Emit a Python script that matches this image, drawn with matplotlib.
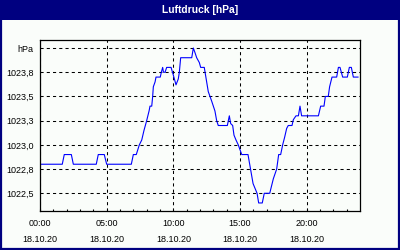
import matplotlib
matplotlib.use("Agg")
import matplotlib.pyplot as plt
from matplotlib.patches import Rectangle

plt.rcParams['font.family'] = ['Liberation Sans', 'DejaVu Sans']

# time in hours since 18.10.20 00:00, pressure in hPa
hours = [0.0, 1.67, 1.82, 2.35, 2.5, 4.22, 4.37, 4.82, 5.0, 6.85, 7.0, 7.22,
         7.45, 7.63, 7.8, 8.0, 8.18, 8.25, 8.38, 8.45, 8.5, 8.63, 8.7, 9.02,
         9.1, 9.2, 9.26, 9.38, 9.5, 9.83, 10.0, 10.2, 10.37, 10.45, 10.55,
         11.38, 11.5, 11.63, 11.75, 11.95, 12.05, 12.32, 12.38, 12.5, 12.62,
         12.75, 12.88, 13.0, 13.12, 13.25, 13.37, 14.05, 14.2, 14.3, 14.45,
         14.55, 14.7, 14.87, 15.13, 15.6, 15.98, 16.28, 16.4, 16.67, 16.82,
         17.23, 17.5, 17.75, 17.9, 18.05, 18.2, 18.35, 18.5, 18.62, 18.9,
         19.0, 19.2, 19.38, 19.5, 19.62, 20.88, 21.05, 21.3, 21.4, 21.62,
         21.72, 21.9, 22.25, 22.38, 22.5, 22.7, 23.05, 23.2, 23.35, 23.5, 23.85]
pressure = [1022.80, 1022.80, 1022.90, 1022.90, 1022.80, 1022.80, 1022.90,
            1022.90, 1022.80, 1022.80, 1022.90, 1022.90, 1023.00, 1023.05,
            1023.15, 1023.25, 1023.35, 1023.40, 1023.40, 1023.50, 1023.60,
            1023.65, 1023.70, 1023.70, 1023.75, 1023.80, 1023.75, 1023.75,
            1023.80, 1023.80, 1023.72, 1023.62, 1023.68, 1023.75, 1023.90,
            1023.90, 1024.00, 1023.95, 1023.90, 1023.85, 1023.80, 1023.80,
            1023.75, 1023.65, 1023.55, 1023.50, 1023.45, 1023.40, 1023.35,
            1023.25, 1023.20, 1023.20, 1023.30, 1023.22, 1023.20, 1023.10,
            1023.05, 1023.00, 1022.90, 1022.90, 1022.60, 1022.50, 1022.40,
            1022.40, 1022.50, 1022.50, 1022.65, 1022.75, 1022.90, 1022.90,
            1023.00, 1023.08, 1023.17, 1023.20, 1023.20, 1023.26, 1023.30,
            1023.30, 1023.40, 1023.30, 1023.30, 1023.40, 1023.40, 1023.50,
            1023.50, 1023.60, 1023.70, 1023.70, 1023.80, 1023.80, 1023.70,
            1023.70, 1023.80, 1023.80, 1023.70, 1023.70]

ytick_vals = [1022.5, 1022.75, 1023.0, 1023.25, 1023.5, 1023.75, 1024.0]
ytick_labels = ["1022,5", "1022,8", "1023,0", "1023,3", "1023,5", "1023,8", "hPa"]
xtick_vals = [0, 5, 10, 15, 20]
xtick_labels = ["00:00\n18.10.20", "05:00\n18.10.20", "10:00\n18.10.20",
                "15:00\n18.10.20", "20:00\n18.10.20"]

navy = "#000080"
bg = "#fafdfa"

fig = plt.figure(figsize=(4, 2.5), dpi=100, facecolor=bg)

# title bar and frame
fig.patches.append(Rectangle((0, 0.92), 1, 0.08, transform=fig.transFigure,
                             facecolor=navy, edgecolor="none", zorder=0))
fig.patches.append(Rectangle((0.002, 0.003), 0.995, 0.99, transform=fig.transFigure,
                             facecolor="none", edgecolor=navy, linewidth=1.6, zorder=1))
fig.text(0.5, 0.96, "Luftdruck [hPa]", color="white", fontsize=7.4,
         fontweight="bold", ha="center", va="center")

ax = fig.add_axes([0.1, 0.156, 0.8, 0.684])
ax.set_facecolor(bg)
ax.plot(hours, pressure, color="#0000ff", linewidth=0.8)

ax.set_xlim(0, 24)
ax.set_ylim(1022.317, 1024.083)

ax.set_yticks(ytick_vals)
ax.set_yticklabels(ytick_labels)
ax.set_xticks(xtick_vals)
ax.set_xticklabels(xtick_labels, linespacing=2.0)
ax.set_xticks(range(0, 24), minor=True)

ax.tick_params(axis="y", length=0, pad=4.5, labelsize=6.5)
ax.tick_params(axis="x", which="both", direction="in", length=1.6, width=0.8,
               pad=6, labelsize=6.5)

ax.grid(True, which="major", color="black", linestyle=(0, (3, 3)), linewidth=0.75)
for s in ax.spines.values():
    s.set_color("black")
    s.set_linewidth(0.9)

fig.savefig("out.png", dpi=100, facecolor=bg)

» **GIVEN TASK**: Make an exact copy of all the material, but keep the pictures out of it.

» **PROBLEM SOLUTION**:
Emit a Python script that matches this image, drawn with matplotlib.
import matplotlib
matplotlib.use("Agg")
import matplotlib.pyplot as plt
from matplotlib.patches import Rectangle

plt.rcParams['font.family'] = ['Liberation Sans', 'DejaVu Sans']

# time in hours since 18.10.20 00:00, pressure in hPa
hours = [0.0, 1.67, 1.82, 2.35, 2.5, 4.22, 4.37, 4.82, 5.0, 6.85, 7.0, 7.22,
         7.45, 7.63, 7.8, 8.0, 8.18, 8.25, 8.38, 8.45, 8.5, 8.63, 8.7, 9.02,
         9.1, 9.2, 9.26, 9.38, 9.5, 9.83, 10.0, 10.2, 10.37, 10.45, 10.55,
         11.38, 11.5, 11.63, 11.75, 11.95, 12.05, 12.32, 12.38, 12.5, 12.62,
         12.75, 12.88, 13.0, 13.12, 13.25, 13.37, 14.05, 14.2, 14.3, 14.45,
         14.55, 14.7, 14.87, 15.13, 15.6, 15.98, 16.28, 16.4, 16.67, 16.82,
         17.23, 17.5, 17.75, 17.9, 18.05, 18.2, 18.35, 18.5, 18.62, 18.9,
         19.0, 19.2, 19.38, 19.5, 19.62, 20.88, 21.05, 21.3, 21.4, 21.62,
         21.72, 21.9, 22.25, 22.38, 22.5, 22.7, 23.05, 23.2, 23.35, 23.5, 23.85]
pressure = [1022.80, 1022.80, 1022.90, 1022.90, 1022.80, 1022.80, 1022.90,
            1022.90, 1022.80, 1022.80, 1022.90, 1022.90, 1023.00, 1023.05,
            1023.15, 1023.25, 1023.35, 1023.40, 1023.40, 1023.50, 1023.60,
            1023.65, 1023.70, 1023.70, 1023.75, 1023.80, 1023.75, 1023.75,
            1023.80, 1023.80, 1023.72, 1023.62, 1023.68, 1023.75, 1023.90,
            1023.90, 1024.00, 1023.95, 1023.90, 1023.85, 1023.80, 1023.80,
            1023.75, 1023.65, 1023.55, 1023.50, 1023.45, 1023.40, 1023.35,
            1023.25, 1023.20, 1023.20, 1023.30, 1023.22, 1023.20, 1023.10,
            1023.05, 1023.00, 1022.90, 1022.90, 1022.60, 1022.50, 1022.40,
            1022.40, 1022.50, 1022.50, 1022.65, 1022.75, 1022.90, 1022.90,
            1023.00, 1023.08, 1023.17, 1023.20, 1023.20, 1023.26, 1023.30,
            1023.30, 1023.40, 1023.30, 1023.30, 1023.40, 1023.40, 1023.50,
            1023.50, 1023.60, 1023.70, 1023.70, 1023.80, 1023.80, 1023.70,
            1023.70, 1023.80, 1023.80, 1023.70, 1023.70]

ytick_vals = [1022.5, 1022.75, 1023.0, 1023.25, 1023.5, 1023.75, 1024.0]
ytick_labels = ["1022,5", "1022,8", "1023,0", "1023,3", "1023,5", "1023,8", "hPa"]
xtick_vals = [0, 5, 10, 15, 20]
xtick_labels = ["00:00\n18.10.20", "05:00\n18.10.20", "10:00\n18.10.20",
                "15:00\n18.10.20", "20:00\n18.10.20"]

navy = "#000080"
bg = "#fafdfa"

fig = plt.figure(figsize=(4, 2.5), dpi=100, facecolor=bg)

# title bar and frame
fig.patches.append(Rectangle((0, 0.92), 1, 0.08, transform=fig.transFigure,
                             facecolor=navy, edgecolor="none", zorder=0))
fig.patches.append(Rectangle((0.002, 0.003), 0.995, 0.99, transform=fig.transFigure,
                             facecolor="none", edgecolor=navy, linewidth=1.6, zorder=1))
fig.text(0.5, 0.96, "Luftdruck [hPa]", color="white", fontsize=7.4,
         fontweight="bold", ha="center", va="center")

ax = fig.add_axes([0.1, 0.156, 0.8, 0.684])
ax.set_facecolor(bg)
ax.plot(hours, pressure, color="#0000ff", linewidth=0.8)

ax.set_xlim(0, 24)
ax.set_ylim(1022.317, 1024.083)

ax.set_yticks(ytick_vals)
ax.set_yticklabels(ytick_labels)
ax.set_xticks(xtick_vals)
ax.set_xticklabels(xtick_labels, linespacing=2.0)
ax.set_xticks(range(0, 24), minor=True)

ax.tick_params(axis="y", length=0, pad=4.5, labelsize=6.5)
ax.tick_params(axis="x", which="both", direction="in", length=1.6, width=0.8,
               pad=6, labelsize=6.5)

ax.grid(True, which="major", color="black", linestyle=(0, (3, 3)), linewidth=0.75)
for s in ax.spines.values():
    s.set_color("black")
    s.set_linewidth(0.9)

fig.savefig("out.png", dpi=100, facecolor=bg)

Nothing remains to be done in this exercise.